# Pumping gasoline

1. Dec 7, 2009

### greenpick

1. The problem statement, all variables and given/known data

Gasoline is stored in a cylindrical tank buried on its side, with the highest part of the tank 5 ft below the surface. The tank is 6 ft in diameter and 10 ft long. Density of gasoline is 45 lb/cubic ft. Assume that the filler cap of each automobile gas tank is 2 ft above the ground.
(a) How much work is done in emptying all the gasoline from the tank, which is initially full?

(b) Recall that 1 hp is equivalent to 33,000 ft-lbs/min. For electrical conversions 1 kW (1000W) is the same as 1.341 hp. The charge for use of electricity generated by a power company is about 7.2 cents per kWh. Assume that the electrical motor in the gas pump is 30% efficient. How much does it cost to pump all the gasoine from this tank?

2. Relevant equations

see above

3. The attempt at a solution
(a)volume of a generic "slice" = 10 * 2x$$\Delta$$y = 20$$\sqrt{9-y^2}$$$$\Delta$$y
Force acting on that slice = 45 * 20$$\sqrt{9-y^2}$$$$\Delta$$y
W to pump that slice up =
900$$\sqrt{9-y^2}$$$$\Delta$$y(10-y)
Total work = $$\int900\sqrt{9-y^2}(10-y)$$ from -3 to 3 $$\approx$$ 127,234.5 ft-lbs

(b)I know this isn't right... And it's probably very confusing as well.
127,234.5 ft-lbs * (1 hp/ 33,000 fl-lbs/min) = 3.8559 hp * min * (1 kW/ 1.341 hp) = 2.875 * 1000 J/s * min = 2.875 * 1000 J/s * 60 s = 175,209.66 J * (1 kWh/ 3,600,000 J) = .0479 kWh * 7.2 cents = .345 cents
for efficiency, I divided the final answer by .3 which gives me 1.15 cents, which is obviously not right.
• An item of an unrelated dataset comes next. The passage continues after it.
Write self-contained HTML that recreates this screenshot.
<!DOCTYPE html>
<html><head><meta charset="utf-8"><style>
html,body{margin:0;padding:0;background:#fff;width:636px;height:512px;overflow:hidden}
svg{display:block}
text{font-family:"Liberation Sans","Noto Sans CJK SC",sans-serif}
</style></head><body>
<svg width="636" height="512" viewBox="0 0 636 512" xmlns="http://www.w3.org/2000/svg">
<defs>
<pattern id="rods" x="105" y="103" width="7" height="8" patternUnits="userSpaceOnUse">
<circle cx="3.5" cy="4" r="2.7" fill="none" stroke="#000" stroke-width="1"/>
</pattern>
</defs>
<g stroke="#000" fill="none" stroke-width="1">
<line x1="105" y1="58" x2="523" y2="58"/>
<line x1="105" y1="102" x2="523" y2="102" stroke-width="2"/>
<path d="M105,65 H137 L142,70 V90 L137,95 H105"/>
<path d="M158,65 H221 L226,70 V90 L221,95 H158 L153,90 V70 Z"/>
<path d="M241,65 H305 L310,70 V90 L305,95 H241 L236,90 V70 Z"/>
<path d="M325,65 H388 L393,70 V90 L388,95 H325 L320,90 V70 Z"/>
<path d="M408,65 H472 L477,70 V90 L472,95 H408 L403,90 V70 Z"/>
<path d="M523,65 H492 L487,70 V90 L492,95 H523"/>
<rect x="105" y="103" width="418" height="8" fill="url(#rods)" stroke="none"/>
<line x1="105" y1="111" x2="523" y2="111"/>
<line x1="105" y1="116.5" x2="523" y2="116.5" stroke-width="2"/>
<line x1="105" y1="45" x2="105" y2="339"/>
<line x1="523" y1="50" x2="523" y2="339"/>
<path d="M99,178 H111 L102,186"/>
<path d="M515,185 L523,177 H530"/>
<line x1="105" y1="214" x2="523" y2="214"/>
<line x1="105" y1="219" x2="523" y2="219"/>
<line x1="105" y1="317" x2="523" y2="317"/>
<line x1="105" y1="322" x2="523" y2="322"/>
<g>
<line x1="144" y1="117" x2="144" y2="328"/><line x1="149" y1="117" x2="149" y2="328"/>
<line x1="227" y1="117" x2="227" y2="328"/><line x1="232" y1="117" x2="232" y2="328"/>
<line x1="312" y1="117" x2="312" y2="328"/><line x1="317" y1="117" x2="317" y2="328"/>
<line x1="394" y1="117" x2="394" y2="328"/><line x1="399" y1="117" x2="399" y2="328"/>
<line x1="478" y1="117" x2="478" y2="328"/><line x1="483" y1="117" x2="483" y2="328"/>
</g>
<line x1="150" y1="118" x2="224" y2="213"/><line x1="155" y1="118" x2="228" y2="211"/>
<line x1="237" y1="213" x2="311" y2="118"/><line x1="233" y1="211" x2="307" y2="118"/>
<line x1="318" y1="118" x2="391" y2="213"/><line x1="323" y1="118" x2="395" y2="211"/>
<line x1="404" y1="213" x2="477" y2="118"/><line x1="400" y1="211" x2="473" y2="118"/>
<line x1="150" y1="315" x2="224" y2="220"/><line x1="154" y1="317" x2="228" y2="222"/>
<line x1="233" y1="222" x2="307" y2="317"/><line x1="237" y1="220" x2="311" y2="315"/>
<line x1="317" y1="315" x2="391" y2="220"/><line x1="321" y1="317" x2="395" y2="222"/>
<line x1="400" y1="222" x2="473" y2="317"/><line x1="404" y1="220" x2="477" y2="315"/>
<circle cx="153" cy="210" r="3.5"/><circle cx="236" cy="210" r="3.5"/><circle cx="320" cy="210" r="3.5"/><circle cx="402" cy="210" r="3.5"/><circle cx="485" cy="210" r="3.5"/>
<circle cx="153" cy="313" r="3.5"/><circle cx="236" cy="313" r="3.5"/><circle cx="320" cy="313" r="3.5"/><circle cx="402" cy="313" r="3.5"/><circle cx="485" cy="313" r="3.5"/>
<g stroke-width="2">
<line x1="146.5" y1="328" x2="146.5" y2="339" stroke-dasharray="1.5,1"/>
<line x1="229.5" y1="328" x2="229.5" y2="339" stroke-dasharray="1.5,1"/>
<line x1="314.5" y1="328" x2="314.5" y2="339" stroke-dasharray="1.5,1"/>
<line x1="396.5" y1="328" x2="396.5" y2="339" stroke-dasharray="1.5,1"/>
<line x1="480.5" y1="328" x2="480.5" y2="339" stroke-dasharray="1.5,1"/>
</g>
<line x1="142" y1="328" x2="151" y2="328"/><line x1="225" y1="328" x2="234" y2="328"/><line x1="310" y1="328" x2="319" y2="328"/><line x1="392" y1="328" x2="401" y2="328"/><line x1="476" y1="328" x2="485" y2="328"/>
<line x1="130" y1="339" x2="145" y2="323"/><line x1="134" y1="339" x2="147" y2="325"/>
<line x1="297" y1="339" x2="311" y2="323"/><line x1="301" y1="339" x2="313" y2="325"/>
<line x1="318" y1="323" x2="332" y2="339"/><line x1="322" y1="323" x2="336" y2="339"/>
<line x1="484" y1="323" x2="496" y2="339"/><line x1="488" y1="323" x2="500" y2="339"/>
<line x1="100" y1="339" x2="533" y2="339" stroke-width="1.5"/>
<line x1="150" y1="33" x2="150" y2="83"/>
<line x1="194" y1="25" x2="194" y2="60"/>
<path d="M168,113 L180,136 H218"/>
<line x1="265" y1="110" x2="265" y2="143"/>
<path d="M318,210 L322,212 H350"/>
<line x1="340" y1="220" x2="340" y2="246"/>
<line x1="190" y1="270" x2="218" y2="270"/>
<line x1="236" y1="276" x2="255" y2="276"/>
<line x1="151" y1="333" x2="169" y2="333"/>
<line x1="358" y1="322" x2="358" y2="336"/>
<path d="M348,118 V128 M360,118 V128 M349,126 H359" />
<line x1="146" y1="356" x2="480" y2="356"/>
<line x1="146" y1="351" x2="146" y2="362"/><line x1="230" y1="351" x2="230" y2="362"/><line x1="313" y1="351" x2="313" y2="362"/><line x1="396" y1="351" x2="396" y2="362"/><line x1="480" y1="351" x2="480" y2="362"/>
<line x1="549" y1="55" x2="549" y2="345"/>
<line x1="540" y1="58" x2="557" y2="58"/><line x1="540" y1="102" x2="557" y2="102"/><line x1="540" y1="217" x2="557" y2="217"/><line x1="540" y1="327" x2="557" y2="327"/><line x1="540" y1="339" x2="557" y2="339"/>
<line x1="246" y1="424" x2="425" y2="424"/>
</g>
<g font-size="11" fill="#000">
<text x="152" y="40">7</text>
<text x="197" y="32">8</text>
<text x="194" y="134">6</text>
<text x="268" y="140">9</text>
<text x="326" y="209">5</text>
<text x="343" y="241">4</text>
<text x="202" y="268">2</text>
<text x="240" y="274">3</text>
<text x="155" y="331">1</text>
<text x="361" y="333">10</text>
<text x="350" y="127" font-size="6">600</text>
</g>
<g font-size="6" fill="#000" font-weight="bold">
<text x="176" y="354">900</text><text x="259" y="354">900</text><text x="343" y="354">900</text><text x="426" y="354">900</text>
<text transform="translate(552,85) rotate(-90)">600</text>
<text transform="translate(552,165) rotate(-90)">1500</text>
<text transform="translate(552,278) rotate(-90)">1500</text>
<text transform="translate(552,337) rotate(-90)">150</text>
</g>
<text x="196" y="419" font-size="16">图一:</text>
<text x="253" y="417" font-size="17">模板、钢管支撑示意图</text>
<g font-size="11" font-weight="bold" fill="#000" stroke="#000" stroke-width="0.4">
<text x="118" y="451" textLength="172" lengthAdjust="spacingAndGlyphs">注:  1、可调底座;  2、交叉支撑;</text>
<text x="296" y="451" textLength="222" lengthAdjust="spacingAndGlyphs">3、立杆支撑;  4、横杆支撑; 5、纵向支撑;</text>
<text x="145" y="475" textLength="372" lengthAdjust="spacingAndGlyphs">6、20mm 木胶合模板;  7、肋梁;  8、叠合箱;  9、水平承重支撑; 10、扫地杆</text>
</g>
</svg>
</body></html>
The first part may be right, but I really don't know what to do on the second part. Any help would be greatly appreciated.

2. Dec 7, 2009

### Dick

Ok, so 1 cent worth of power will buy you 1.341*33000*60*(0.3)/7.2 ft-lbs of energy counting the efficiency factor. If I divide 127234 by that I get 1.15 cents. I don't think that's obviously not right. Though I've got to confess the units conversions are making me dizzy.

Last edited: Dec 8, 2009
3. Dec 8, 2009

### greenpick

So it appears that 1.15 cents is correct? I just thought it would cost so much more for all of that work! If you're up to it, would you mind checking if I calculated the work correctly?
Man, calculating work is a ton of work!

4. Dec 8, 2009

### Dick

It actually easy to do in this case. The work is just the work required to raise the center of mass of the underground tank to the level of the automobile, 10 ft.